05 Oct Teacher finds joy in achieving that light bulb moment
Some of the most rewarding moments of Dulce Moreira’s day happen when she sees a student struggling to figure something out and then — suddenly — a light bulb goes off.
“And all of a sudden, it clicks. And when that happens, you see (the student’s) eyes light up, and they say ‘I get it, I get it!’ and they’re not just saying it, they really get it.”
The 43-year-old teacher at St. Nicholas School in Barrie recalled one junior kindergarten student who was struggling to do up the zipper of her jacket.
“Struggling with that zipper is a huge deal, because if you can’t get it, you can’t put on snow pants or jackets or anything,” said Moreira.
When the student figured out the mechanics of zippers, she was overjoyed to “make it into the zipper club.”
Getting to that light bulb moment is something Moreira tries to do in any way possible for her students, and it’s one of the reasons she was named the Toronto Star Teacher of the Year.
“I try to figure out different ways for them to remember. If it’s by song, then we deal with it by song. Some kids need to draw it out, if they’re visual.
“When I see that happening without me — it actually brings me more pleasure because I know they won’t always be around me.”
Moreira always wanted to be a teacher, but her dream was almost derailed in high school.
At the time, high school had basic, general and advanced courses, and Moreira had wound up in the general stream.
“I went into general courses, and one of the principals came by and said, ‘Hey, I know you want to be a teacher and you’re in general, so you need to be in advanced … we’re going to put you in advanced — are you OK with that?’ ” recalled Moreira.
She switched into advanced courses, graduated and then went to York University where she became a teacher, but the memory of that principal who helped her has never left her.

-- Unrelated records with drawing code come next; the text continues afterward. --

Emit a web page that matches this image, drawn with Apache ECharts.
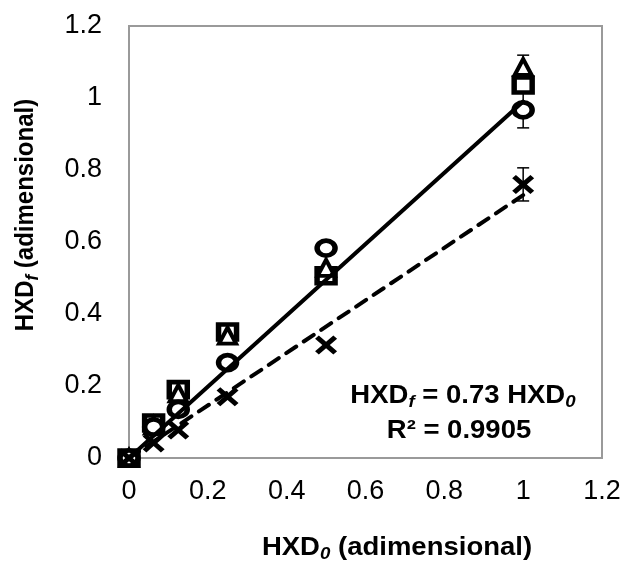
<!DOCTYPE html>
<html>
<head>
<meta charset="utf-8">
<script src="https://cdn.jsdelivr.net/npm/echarts/dist/echarts.min.js"></script>
<style>
  html, body { margin: 0; padding: 0; background: #fff; }
  #chart { width: 624px; height: 562px; }
</style>
</head>
<body>
<div id="chart"></div>
<script>
// Initial concentration (x) and final concentration (y), both dimensionless
const xValues   = [0, 0.0625, 0.125, 0.25, 0.5, 1];
const squareY   = [0, 0.097, 0.19, 0.35, 0.506, 1.036];
const triangleY = [0, 0.09, 0.18, 0.34, 0.528, 1.086];
const circleY   = [0, 0.086, 0.135, 0.265, 0.583, 0.967];
const crossY    = [0, 0.042, 0.078, 0.17, 0.314, 0.76];

// Standard deviations
const squareErr   = [0, 0, 0, 0, 0, 0];
const triangleErr = [0, 0, 0, 0, 0, 0.033];
const circleErr   = [0, 0, 0, 0, 0, 0.05];
const crossErr    = [0, 0, 0, 0, 0, 0.046];

// Linear trend lines through the origin
const fitX     = [0, 1];
const fitMain  = [0, 0.99];
const fitCross = [0, 0.73];

const xTicks = [0, 0.2, 0.4, 0.6, 0.8, 1, 1.2];
const yTicks = [0, 0.2, 0.4, 0.6, 0.8, 1, 1.2];

const FONT = '"Liberation Sans", Arial, sans-serif';

function pairs(xs, ys) { return xs.map((x, i) => [x, ys[i]]); }
function errRows(xs, ys, es) { return xs.map((x, i) => [x, ys[i] - es[i], ys[i] + es[i]]); }

const crossPath = 'path://M0,17 L17,0 L50,33 L83,0 L100,17 L67,50 L100,83 L83,100 L50,67 L17,100 L0,83 L33,50 Z';

function errorBars(rows) {
  return {
    type: 'custom',
    z: 1,
    silent: true,
    data: rows.filter(r => r[2] > r[1]),
    renderItem: function (params, api) {
      const lo = api.coord([api.value(0), api.value(1)]);
      const hi = api.coord([api.value(0), api.value(2)]);
      const cap = 6;
      const style = { stroke: '#000', lineWidth: 1.5, fill: null };
      return {
        type: 'group',
        children: [
          { type: 'line', shape: { x1: lo[0], y1: lo[1], x2: hi[0], y2: hi[1] }, style: style },
          { type: 'line', shape: { x1: lo[0] - cap, y1: lo[1], x2: lo[0] + cap, y2: lo[1] }, style: style },
          { type: 'line', shape: { x1: hi[0] - cap, y1: hi[1], x2: hi[0] + cap, y2: hi[1] }, style: style }
        ]
      };
    }
  };
}

const chart = echarts.init(document.getElementById('chart'), null, { renderer: 'canvas' });

const sub = { fontFamily: FONT, fontWeight: 'bold', fontStyle: 'italic', fontSize: 17, verticalAlign: 'bottom', lineHeight: 26 };
const main = { fontFamily: FONT, fontWeight: 'bold', fontSize: 25, lineHeight: 30, fill: '#000' };

chart.setOption({
  animation: false,
  backgroundColor: '#fff',
  grid: {
    left: 129, right: 22, top: 26, bottom: 104,
    show: true, borderColor: '#9a9a9a', borderWidth: 2, backgroundColor: 'transparent'
  },
  xAxis: {
    type: 'value', min: 0, max: 1.2, interval: 0.2,
    axisLine: { show: true, lineStyle: { color: '#9a9a9a', width: 2 } },
    axisTick: { show: false },
    splitLine: { show: false },
    axisLabel: {
      color: '#000', fontFamily: FONT, fontSize: 27, margin: 20,
      formatter: v => xTicks.includes(+v.toFixed(1)) ? String(+v.toFixed(1)) : ''
    }
  },
  yAxis: {
    type: 'value', min: 0, max: 1.2, interval: 0.2,
    axisLine: { show: true, lineStyle: { color: '#9a9a9a', width: 2 } },
    axisTick: { show: false },
    splitLine: { show: false },
    axisLabel: {
      color: '#000', fontFamily: FONT, fontSize: 27, margin: 27,
      formatter: v => yTicks.includes(+v.toFixed(1)) ? String(+v.toFixed(1)) : ''
    }
  },
  series: [
    errorBars(errRows(xValues, squareY, squareErr)),
    errorBars(errRows(xValues, triangleY, triangleErr)),
    errorBars(errRows(xValues, circleY, circleErr)),
    errorBars(errRows(xValues, crossY, crossErr)),
    {
      type: 'scatter', name: 'square', data: pairs(xValues, squareY),
      symbol: 'rect', symbolSize: [18, 15],
      itemStyle: { color: '#fff', borderColor: '#000', borderWidth: 5, opacity: 1 }
    },
    {
      type: 'scatter', name: 'triangle', data: pairs(xValues, triangleY),
      symbol: 'triangle', symbolSize: [17, 16],
      itemStyle: { color: '#fff', borderColor: '#000', borderWidth: 4, opacity: 1 }
    },
    {
      type: 'scatter', name: 'circle', data: pairs(xValues, circleY),
      symbol: 'circle', symbolSize: [18, 15],
      itemStyle: { color: '#fff', borderColor: '#000', borderWidth: 5, opacity: 1 }
    },
    {
      type: 'scatter', name: 'cross', data: pairs(xValues, crossY),
      symbol: crossPath, symbolSize: [22, 19], symbolKeepAspect: false,
      itemStyle: { color: '#000', opacity: 1 }
    },
    {
      type: 'line', name: 'fit', data: pairs(fitX, fitMain),
      showSymbol: false, symbol: 'none', z: 5,
      lineStyle: { color: '#000', width: 4, type: 'solid', cap: 'round' }
    },
    {
      type: 'line', name: 'fit cross', data: pairs(fitX, fitCross),
      showSymbol: false, symbol: 'none', z: 5,
      lineStyle: { color: '#000', width: 4, type: [12, 9], cap: 'round' }
    }
  ],
  graphic: [
    {
      type: 'text', x: 397, y: 548, scaleX: 1.1,
      style: {
        text: '{m|HXD}{s|0}{m| (adimensional)}',
        align: 'center', verticalAlign: 'middle',
        rich: { m: main, s: sub }
      }
    },
    {
      type: 'text', x: 26, y: 215, rotation: Math.PI / 2, scaleY: 1.1,
      style: {
        text: '{m|HXD}{s|f}{m| (adimensional)}',
        align: 'center', verticalAlign: 'middle',
        rich: { m: Object.assign({}, main, { fontSize: 24 }), s: sub }
      }
    },
    {
      type: 'text', x: 463, y: 396, scaleX: 1.1,
      style: {
        text: '{m|HXD}{s|f}{m| = 0.73 HXD}{s|0}',
        align: 'center', verticalAlign: 'middle',
        rich: { m: main, s: sub }
      }
    },
    {
      type: 'text', x: 459, y: 431, scaleX: 1.1,
      style: {
        text: '{m|R² = 0.9905}',
        align: 'center', verticalAlign: 'middle',
        rich: { m: main }
      }
    }
  ]
});
</script>
</body>
</html>
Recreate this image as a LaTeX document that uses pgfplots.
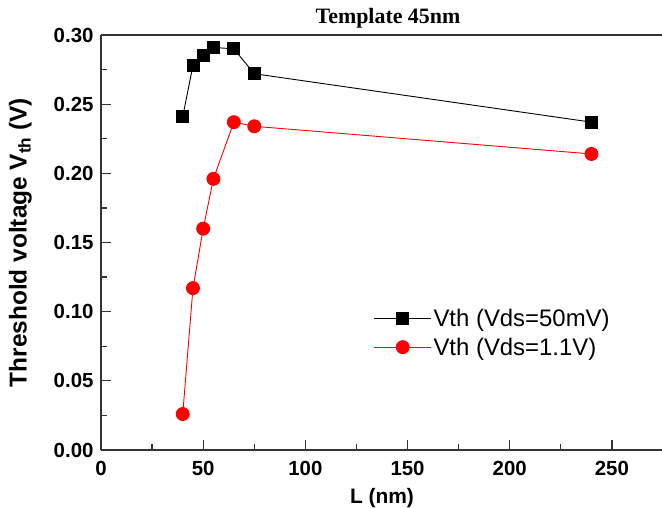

Moreira has been teaching at St. Nicholas since 1998. Over the years, she’s taught everything except French and reading recovery, but she’s now working as a Special Education Resource Teacher.
“I think a lot of the children that are in the special education area, for whatever reason, lack a bit of a voice … so, I like to be their voice for them,” she said.
“I sort of think of it similar to that high school principal … He was my voice. If he hadn’t told me that, I wouldn’t have known any different. My parents wouldn’t have known any different,” said Moreira, her voice filling with emotion.
“My parents wouldn’t have known. I would have graduated with general — just because.
“He was my voice, and I just want to be a voice for kids. They don’t always know what they need. The parents don’t always know, so I want to be that voice.”
Her commitment to helping her students has extended from being their voice, to teaching them to how to be their own advocates and how to be independent.
The multilingual teacher — she speaks English, Spanish and Portuguese (and used to speak Japanese) — is also known around the school as a “techie superwoman.”
“Dulce knows everything about computers,” wrote a colleague in a nomination letter, adding she manages the school’s Twitter account and helps with the website.
Moreira also uses technology to help her special education students learn alongside their peers so they don’t feel different.
If a student is having trouble reading at the same level as their peers, Moreira will let them listen to the audio of the book so they can still appreciate the language and the story.
But it isn’t just her interest in combining learning with technology that colleagues say makes Moreira stand out — it’s her compassion.
A colleague wrote about “how (Moreira) buys diapers and pull-ups out of her own pocket, and shops for them on her own time for a family without a car or the financial resources to provide these most necessary items.”
Moreira was born to Portuguese parents who immigrated to Canada with “with zero English, a suitcase, and a willing family member to sponsor them.”
Growing up, her parents worked three jobs each to support their family. They “didn’t have time to sit and read with me or do homework or take me to extracurricular classes after school … for them, I could and would,” recalled Moreira, adding they taught her she could achieve what she wanted so long as she worked for it.
The lesson from her parents taught her that her students could also thrive, “regardless of their background and challenges.”
“Dulce has worked tirelessly with countless hours of ‘overtime’ to ensure that all our students receive support, educational opportunities outside of the formal classroom and a healthy dose of encouragement and positive engagement regardless of their abilities,” said a colleague.
Other colleagues wrote about how there is always a line of students outside her office waiting to see her for anything from tech to life help. She’s a teacher who goes above and beyond, sending emails from 9 a.m. until midnight.
Moreira’s involvement in her school extends beyond class hours. She’s a faith ambassador at the school, photographs school events and is a member of the social committee, wrote the former principal.
But Moreira wouldn’t have it any other way.
“To be quite honest, I just feel like I teach, I just come into work — which isn’t really work — I do my job — which isn’t really my job because I love it. I feel privileged to be paid to be doing something I love so much.”